All of which raises another question. As a contender for party girl of the new century, exactly what image might she be trying to protect?

For The Record
Los Angeles Times Wednesday November 19, 2003 Home Edition Main News Part A Page 2 0 inches; 29 words Type of Material: Correction
Hilton sisters -- An article in Tuesday's Calendar about the Hilton sisters should have said they helped publicize parties, bars and clubs well before they were 21, not 2.

After all, Paris and her younger sister, Nicky, 21, have been trading on their wealth and their sexuality for years now. They are the classic "it" girls, who owe their fame to the fact that they are heirs to a $3.8 billion hotel fortune, to their good looks and willingness to flaunt them, and to a voracious media. In recent weeks, the public fascination with these real-life Barbie dolls -- particularly Paris -- is at a crescendo.
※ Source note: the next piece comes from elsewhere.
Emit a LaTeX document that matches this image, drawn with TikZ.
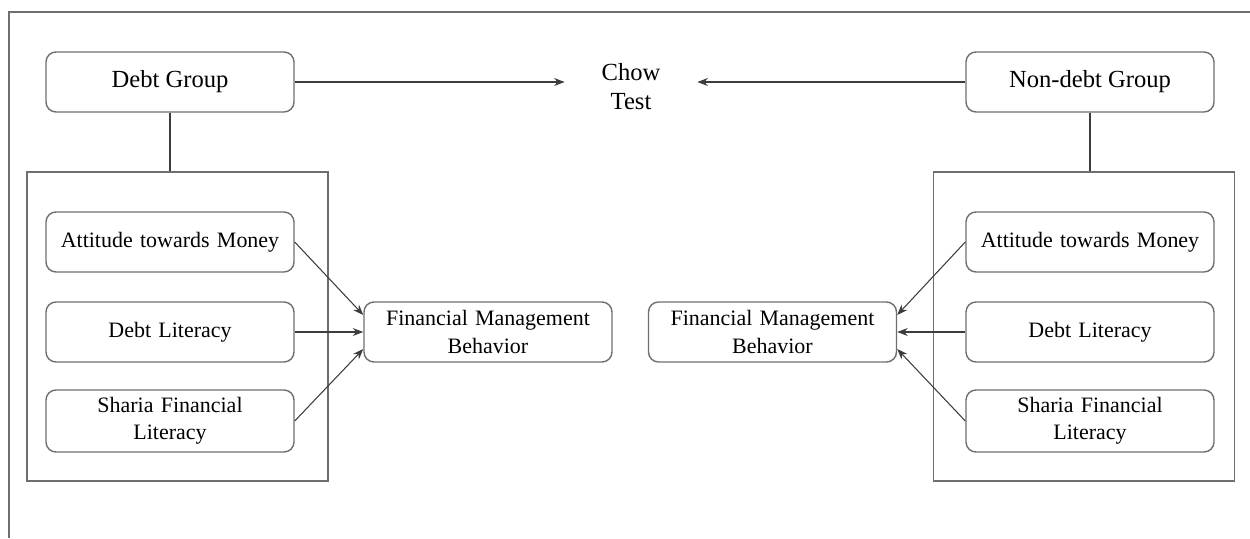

Today, Paris Hilton is expected to top The Lycos 50, a list of the most popular user searches for the previous week on the global Internet group. "Only an era of deep irony could make these people even remotely popular," said Robert J. Thompson, professor of pop culture at Syracuse University. "When you had three channels, you had to create only so much celebrity, but now you have to cast the net much wider. ... We watch them as we scratch our heads and wonder how they ever got to where they are."

Betsy Rott, vice president of original programming for E! Networks, produced a biography about the Hiltons that first aired in March. She believes the public's fascination is the result of an unspoken partnership between the media and the Hilton sisters themselves.

"These girls would go out at night and work it," said Rott. "They knew where the paparazzi were and they would pose....They were tailor-made to what the gossip columns and the paparazzi wanted to see, and they dug it, too. It was addictive. They got to be celebrities without having to do anything."

Although you usually hear about the sisters as a pair, Paris is by far the more famous. "Nicky isn't hanging from the chandeliers like Paris," Rott said. "That in itself was a twist, though, because you had not one, but two blonds who looked like they could be twins."

The Hiltons have been a boon to Richard Johnson, editor of the New York Post's Page Six, who has covered them almost excessively. "People often ask me, 'Why do you keep writing about the Hilton sisters?' " said Johnson. "They are pretty, rich and fun. Paris loves the camera....I imagine when she's old, ugly and poor, people will lose interest, but she has a long run yet."

They aren't likely to go broke any time soon. The Hiltons are great-granddaughters of hotel magnate Conrad Hilton and granddaughters of Barron Hilton. They grew up in Manhattan's ritzy Waldorf-Astoria, the family's New York home, in Beverly Hills and in the Hamptons.

Michelle Lee, author of "Fashion Victim: Our Love-Hate Relationship with Dressing, Shopping, and the Cost of Style," said she first noticed the Hiltons in September 2000 when Paris, who was 19, appeared in a come-hither spread in Vanity Fair. "Paris -- there's something magnetic about her. I think she's beautiful. Part of the reason is the aura of scandal around her. You know, she's sort of a bad girl.... She always has this faux sexy look on her face. You can tell she's spent a lot of time in front of the mirror perfecting it for the camera."

The Hiltons have been invited to walk runways in New York and L.A., for designers such as Joey & T and Jeremy Scott. "I'm not a big believer in using socialites as models," said publicist Kelly Cutrone, who produces fashion shows in both cities. "But when I met Paris and Nicky, I was shocked by how flawless they are. Their skin and their bodies are just perfect."

Rich and perfect? No wonder people are fascinated.

Simon Doonan, the acerbic creative director of Barneys New York and New York Observer columnist thinks their appeal is based on something else as well: they are behaving below their social class.